3 Tbsp. unsalted butter, melted

5 Tablespoons flour

1/2 tsp. kosher salt

3/4 tsp. smoked paprika

1 tsp. garlic powder

1/4 tsp. white pepper

1/8 tsp. onion powder

3/4 Cup milk, room temp or warmed slightly

2 1/2 tsp. spicy brown mustard (I used Guldens brand)

1 Cup lager beer, room temp (measure w/no foam) *[I used Four Peaks Kilt lifter Octoberfest] a local beer]

1 1/4 Cups pepper jack cheese shredded (use from a block and not pre-shredded)

1 1/4 Cups sharp cheddar cheese, shredded (use from a block and not pre-shredded)

Serve warm or at room temperature with soft pretzels.

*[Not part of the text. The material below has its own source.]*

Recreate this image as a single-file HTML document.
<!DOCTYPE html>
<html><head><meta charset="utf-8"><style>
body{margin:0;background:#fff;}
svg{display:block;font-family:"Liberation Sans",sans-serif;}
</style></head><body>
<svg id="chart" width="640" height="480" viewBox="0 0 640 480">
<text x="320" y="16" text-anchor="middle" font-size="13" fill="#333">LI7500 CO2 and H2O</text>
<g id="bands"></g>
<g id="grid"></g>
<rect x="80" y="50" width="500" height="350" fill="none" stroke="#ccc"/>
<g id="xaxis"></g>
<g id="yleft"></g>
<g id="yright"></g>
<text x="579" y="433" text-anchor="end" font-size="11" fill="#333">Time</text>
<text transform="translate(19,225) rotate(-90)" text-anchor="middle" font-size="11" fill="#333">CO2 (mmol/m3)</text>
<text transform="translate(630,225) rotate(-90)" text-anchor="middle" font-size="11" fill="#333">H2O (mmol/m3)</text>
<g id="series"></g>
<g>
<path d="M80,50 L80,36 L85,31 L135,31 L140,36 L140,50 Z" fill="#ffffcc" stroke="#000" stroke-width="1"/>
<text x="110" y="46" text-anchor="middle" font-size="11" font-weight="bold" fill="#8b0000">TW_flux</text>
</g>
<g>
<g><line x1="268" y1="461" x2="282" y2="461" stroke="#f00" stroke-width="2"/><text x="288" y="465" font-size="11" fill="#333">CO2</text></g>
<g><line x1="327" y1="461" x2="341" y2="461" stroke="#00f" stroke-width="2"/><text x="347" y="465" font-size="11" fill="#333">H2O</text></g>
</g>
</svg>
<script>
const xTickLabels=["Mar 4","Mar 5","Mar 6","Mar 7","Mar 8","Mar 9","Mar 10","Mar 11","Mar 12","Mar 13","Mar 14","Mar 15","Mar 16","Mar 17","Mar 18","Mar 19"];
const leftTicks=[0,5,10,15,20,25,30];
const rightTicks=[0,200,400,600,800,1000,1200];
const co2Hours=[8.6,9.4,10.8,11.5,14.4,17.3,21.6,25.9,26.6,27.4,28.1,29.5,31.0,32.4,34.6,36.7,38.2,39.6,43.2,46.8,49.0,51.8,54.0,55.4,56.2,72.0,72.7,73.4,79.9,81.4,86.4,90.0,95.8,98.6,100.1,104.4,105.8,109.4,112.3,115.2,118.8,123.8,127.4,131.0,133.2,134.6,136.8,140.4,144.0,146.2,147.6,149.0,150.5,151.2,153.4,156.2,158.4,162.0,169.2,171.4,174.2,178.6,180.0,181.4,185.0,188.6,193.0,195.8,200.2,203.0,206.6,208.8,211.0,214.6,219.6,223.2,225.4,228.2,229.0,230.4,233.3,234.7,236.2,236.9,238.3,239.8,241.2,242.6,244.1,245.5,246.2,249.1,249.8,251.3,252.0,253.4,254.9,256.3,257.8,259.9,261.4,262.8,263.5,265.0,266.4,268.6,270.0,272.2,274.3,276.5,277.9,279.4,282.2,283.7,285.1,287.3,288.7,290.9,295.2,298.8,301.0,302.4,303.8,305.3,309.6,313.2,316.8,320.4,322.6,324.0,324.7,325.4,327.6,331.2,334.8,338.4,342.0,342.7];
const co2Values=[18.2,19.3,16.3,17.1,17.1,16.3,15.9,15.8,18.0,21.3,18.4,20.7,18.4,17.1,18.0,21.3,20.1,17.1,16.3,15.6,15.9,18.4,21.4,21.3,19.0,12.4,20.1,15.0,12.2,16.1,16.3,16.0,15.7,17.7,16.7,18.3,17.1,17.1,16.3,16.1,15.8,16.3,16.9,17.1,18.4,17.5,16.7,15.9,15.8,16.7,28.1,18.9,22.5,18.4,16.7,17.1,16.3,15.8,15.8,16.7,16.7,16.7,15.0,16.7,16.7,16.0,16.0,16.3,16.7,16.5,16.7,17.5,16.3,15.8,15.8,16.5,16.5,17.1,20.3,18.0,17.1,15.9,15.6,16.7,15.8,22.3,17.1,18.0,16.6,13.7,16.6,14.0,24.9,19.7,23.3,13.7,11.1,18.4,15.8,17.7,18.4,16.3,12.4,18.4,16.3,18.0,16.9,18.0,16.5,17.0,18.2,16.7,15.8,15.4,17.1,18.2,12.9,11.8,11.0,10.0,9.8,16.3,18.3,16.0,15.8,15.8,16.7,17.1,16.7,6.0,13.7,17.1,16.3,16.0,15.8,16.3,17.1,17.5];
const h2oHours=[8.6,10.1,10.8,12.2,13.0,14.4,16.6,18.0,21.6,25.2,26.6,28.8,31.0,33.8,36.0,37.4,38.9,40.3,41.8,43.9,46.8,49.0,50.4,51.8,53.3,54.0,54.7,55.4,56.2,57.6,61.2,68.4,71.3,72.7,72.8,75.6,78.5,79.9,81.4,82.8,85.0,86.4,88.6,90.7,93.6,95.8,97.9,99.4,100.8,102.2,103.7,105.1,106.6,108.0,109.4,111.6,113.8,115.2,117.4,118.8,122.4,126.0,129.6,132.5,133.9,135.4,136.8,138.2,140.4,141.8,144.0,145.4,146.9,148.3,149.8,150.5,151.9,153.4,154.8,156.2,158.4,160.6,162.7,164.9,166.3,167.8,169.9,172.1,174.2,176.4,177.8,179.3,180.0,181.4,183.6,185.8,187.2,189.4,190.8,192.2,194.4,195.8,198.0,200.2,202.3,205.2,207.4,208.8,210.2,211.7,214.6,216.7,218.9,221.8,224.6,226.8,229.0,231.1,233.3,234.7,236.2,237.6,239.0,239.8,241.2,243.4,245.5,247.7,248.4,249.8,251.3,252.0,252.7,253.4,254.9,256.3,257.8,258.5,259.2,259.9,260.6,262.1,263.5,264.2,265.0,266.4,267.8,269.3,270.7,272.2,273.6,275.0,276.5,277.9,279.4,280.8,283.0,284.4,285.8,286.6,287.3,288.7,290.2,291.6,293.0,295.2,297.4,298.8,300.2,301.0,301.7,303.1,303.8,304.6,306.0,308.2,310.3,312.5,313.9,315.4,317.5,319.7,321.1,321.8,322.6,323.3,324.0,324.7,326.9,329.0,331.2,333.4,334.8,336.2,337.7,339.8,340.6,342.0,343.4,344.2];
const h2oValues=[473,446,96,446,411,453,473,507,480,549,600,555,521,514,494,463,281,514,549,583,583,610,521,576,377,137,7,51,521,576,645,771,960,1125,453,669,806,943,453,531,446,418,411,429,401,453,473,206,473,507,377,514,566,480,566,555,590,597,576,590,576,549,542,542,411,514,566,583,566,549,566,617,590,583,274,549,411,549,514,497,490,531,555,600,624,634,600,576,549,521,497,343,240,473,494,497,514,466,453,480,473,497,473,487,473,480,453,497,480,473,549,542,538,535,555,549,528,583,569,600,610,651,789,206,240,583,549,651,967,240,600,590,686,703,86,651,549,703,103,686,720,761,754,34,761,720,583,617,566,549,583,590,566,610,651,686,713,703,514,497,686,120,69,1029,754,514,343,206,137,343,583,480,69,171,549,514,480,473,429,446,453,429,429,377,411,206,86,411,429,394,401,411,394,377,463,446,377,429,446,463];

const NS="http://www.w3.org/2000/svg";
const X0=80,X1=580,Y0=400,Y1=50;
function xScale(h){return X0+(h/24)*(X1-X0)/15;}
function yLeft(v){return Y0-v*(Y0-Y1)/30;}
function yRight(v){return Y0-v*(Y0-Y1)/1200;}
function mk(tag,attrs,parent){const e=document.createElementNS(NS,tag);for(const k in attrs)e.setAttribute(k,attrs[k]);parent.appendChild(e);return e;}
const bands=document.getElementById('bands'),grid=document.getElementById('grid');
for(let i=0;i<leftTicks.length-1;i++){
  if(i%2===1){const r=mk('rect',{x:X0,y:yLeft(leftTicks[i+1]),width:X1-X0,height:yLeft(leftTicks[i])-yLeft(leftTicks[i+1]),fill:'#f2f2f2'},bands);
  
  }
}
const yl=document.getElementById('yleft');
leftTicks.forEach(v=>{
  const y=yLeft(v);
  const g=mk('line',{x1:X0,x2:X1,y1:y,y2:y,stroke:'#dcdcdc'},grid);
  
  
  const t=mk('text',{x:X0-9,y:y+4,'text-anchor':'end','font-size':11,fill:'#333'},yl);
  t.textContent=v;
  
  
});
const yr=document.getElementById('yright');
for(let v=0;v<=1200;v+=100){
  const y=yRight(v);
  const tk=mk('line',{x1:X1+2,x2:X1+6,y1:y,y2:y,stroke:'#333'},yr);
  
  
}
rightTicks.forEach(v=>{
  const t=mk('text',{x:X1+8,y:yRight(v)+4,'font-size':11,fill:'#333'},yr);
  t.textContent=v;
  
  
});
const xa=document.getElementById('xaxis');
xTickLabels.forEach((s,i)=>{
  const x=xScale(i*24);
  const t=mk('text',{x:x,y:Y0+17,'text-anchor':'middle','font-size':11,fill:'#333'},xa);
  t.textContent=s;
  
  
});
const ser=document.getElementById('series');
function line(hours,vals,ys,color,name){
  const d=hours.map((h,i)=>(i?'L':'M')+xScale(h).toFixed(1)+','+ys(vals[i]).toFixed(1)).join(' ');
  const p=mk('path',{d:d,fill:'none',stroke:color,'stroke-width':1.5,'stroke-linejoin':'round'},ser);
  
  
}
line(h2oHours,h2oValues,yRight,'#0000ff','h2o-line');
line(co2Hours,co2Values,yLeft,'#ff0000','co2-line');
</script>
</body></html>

In a medium saucepan melt the butter and then add the flour and the seasonings. Heat over medium-low heat to cook the flour mixture for about 5 minutes whisking the entire time. Add in the milk slowly whisking to avoid lumps until smooth, then whisk in the mustard. Slowly and gradually add in the beer whisking entire time and cook for about 3 minutes until appears thickened. Slowly stir in the cheeses with the whisk until combined and melted. Taste for seasoning; if you like your dip more zingy you could add in the finely diced jalapenos or hatch green chilis if you like.

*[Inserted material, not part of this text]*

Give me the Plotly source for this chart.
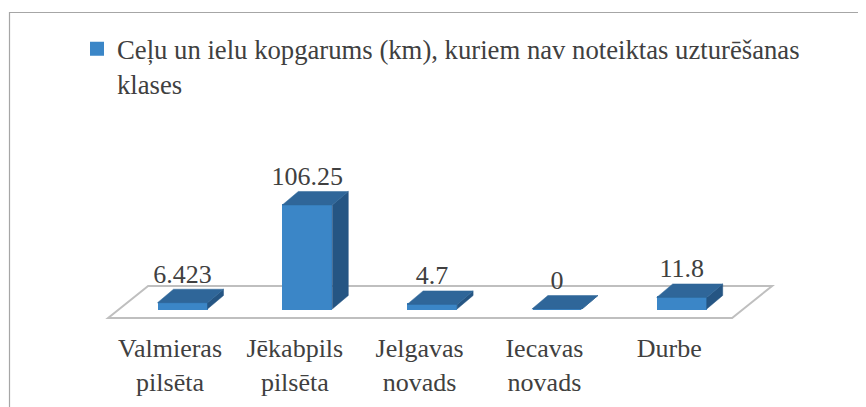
import plotly.graph_objects as go

# ---------------- data ----------------
categories = ["Valmieras<br>pilsēta", "Jēkabpils<br>pilsēta", "Jelgavas<br>novads",
              "Iecavas<br>novads", "Durbe"]
values = [6.423, 106.25, 4.7, 0, 11.8]
value_labels = ["6.423", "106.25", "4.7", "0", "11.8"]
series_name = "Ceļu un ielu kopgarums (km), kuriem nav noteiktas uzturēšanas<br>klases"

# ---------------- geometry / style ----------------
W, H = 866, 407
OFF = 8  # page body margin
PX_PER_CAT = 124.8
PX_PER_VAL = 0.979
X0_PX = 182.5 - OFF
Y0_PX = 309.0 - OFF

x_range = [-X0_PX / PX_PER_CAT, (W - X0_PX) / PX_PER_CAT]
y_range = [-(H - Y0_PX) / PX_PER_VAL, Y0_PX / PX_PER_VAL]

OUTLINE = 2
bar_w = 50 / PX_PER_CAT                # visible front-face width
bar_w_core = (50 - OUTLINE) / PX_PER_CAT
dx = 16 / PX_PER_CAT
dy = 13.5 / PX_PER_VAL

FRONT = "#3B86C7"
TOP = "#2F6699"
SIDE = "#255583"
TEXT = "#404040"
FONT = "Liberation Serif"

n = len(values)
xs = list(range(n))

top_x, top_y, side_x, side_y = [], [], [], []
for i, v in zip(xs, values):
    x0, x1 = i - bar_w / 2, i + bar_w / 2
    top_x += [x0, x1, x1 + dx, x0 + dx, x0, None]
    top_y += [v, v, v + dy, v + dy, v, None]
    side_x += [x1, x1, x1 + dx, x1 + dx, x1, None]
    side_y += [0, v, v + dy, dy, 0, None]

fig = go.Figure()

fig.add_trace(go.Bar(
    x=xs, y=values, width=bar_w_core,
    marker=dict(color=FRONT, line=dict(width=OUTLINE, color=FRONT)),
    name=series_name, showlegend=True, hoverinfo="y"))

fig.add_trace(go.Scatter(
    x=side_x, y=side_y, fill="toself", fillcolor=SIDE, mode="lines",
    line=dict(color=SIDE, width=0.5), showlegend=False, hoverinfo="skip"))
fig.add_trace(go.Scatter(
    x=top_x, y=top_y, fill="toself", fillcolor=TOP, mode="lines",
    line=dict(color=TOP, width=0.5), showlegend=False, hoverinfo="skip"))

fig.add_trace(go.Scatter(
    x=xs, y=[v + dy for v in values], mode="text", text=value_labels,
    textposition="top center",
    textfont=dict(family=FONT, size=26, color=TEXT),
    showlegend=False, hoverinfo="skip"))

fig.add_trace(go.Scatter(
    x=xs, y=[0] * n, xaxis="x2", mode="markers", marker=dict(opacity=0),
    showlegend=False, hoverinfo="skip"))

# floor of the 3D plot area
f_front = -9.2
f_back = 23.5
fl_x0 = -0.5 - 0.096
fl_x1 = n - 0.5 - 0.096
shift = 40 / PX_PER_CAT
fig.add_shape(type="path", xref="x", yref="y", layer="below",
              path=(f"M {fl_x0},{f_front} L {fl_x1},{f_front} "
                    f"L {fl_x1 + shift},{f_back} L {fl_x0 + shift},{f_back} Z"),
              line=dict(color="#BFBFBF", width=2), fillcolor="rgba(0,0,0,0)")

# outer chart frame
fig.add_shape(type="rect", xref="paper", yref="paper",
              x0=(9.5 - OFF) / W, x1=1.05, y0=-0.05, y1=1 - (12.5 - OFF) / H,
              line=dict(color="#A6A6A6", width=1.2), fillcolor="rgba(0,0,0,0)")

fig.update_layout(
    width=W, height=H,
    margin=dict(l=0, r=0, t=0, b=0),
    paper_bgcolor="white", plot_bgcolor="white",
    bargap=0,
    xaxis=dict(range=x_range, visible=False, fixedrange=True),
    xaxis2=dict(overlaying="x", anchor="free", position=1 - (330 - OFF) / H, side="bottom",
                range=[x_range[0] + 0.1, x_range[1] + 0.1],
                tickmode="array", tickvals=xs, ticktext=categories,
                showline=False, showgrid=False, zeroline=False, ticks="",
                tickfont=dict(family=FONT, size=26, color=TEXT),
                automargin=False, fixedrange=True),
    yaxis=dict(range=y_range, visible=False, fixedrange=True),
    legend=dict(x=(77 - OFF) / W, y=1 - (25 - OFF) / H, xanchor="left", yanchor="top",
                valign="top", bgcolor="rgba(0,0,0,0)",
                font=dict(family=FONT, size=26.7, color=TEXT)),
    showlegend=True,
)

fig.write_html("out.html")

For the pretzel bites; I used the same recipe as my soft buttered pretzels (click on my link below) but prepared the baking soda by laying out on a tinfoil lined sheet tray a cup of baking soda and “baked” that at 250 degrees F for one hour and then allowed the baking soda to cool. Use the same amount of baking soda that is called for in the recipe to ‘dip’ into the boiled water for prepping the pretzels and bake as directed. I simply portioned the dough and rolled into logs and cut off about 1 inch pieces. I used the same dipping method. For pretzel nibs I found it took me about 14 1/2 to 15 minutes to get my pretzel bites cooked thoroughly inside. Pull out your tray and sacrifice one to check for doneness.